Harvey Mansfield, "Our Parties: Part II," City Journal, Spring: 2015.
Mansfield continues his two part exploration of the character of American political parties in the Spring 2015 issue of City Journal.
Our parties, as liberal and conservative, oppose each other over progress in the drive toward ever-greater equality. In defending progress, as we saw in the last issue, liberals run into the difficulty that equality seems impossible to define and heedless in its never-ending motion. (See “Our Parties, Part One,” Winter 2015.) Liberalism claims to be more rational than custom, tradition, and common sense; but liberalism, or progressivism, relies on simpleminded principles and unthinking passion. It suffers from faults that it fails to acknowledge—the clumsiness of administering its programs, their cost, and its lack of prudence in dealing with foreign enemies (as opposed to its skill in defeating conservatives at home).
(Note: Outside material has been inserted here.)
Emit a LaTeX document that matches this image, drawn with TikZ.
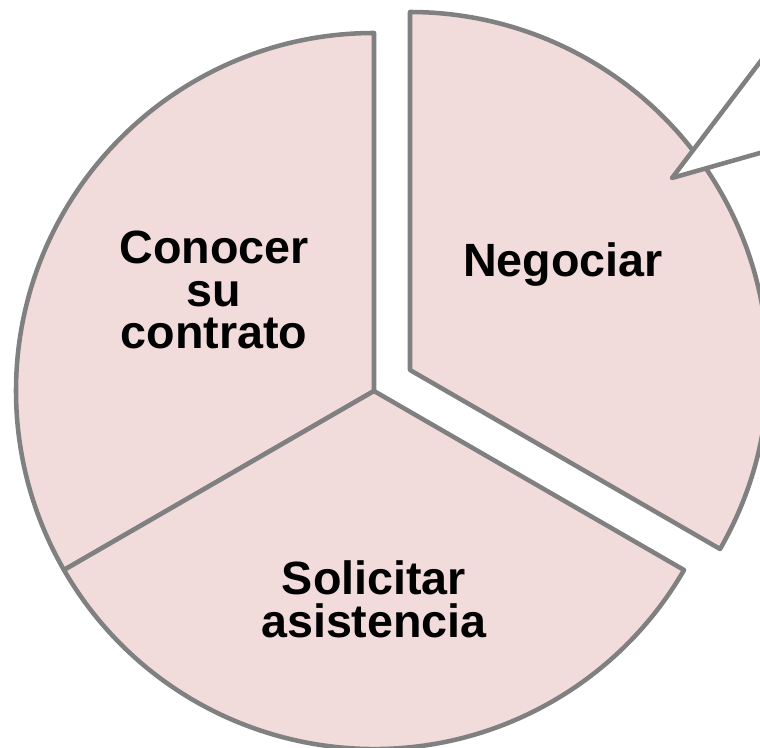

Conservatives, for their part, face the difficulty of countering the impression that progress is inevitable and irreversible, and so of generally playing defense and reacting to their opponents’ initiatives. They have the faults of progressivism to work against but have enjoyed more success in electing conservatives than in reversing so-called progress. If liberals are the party of government, conservatives are the party of responsible government, their responsibility often being manfully to make the best of a bad situation.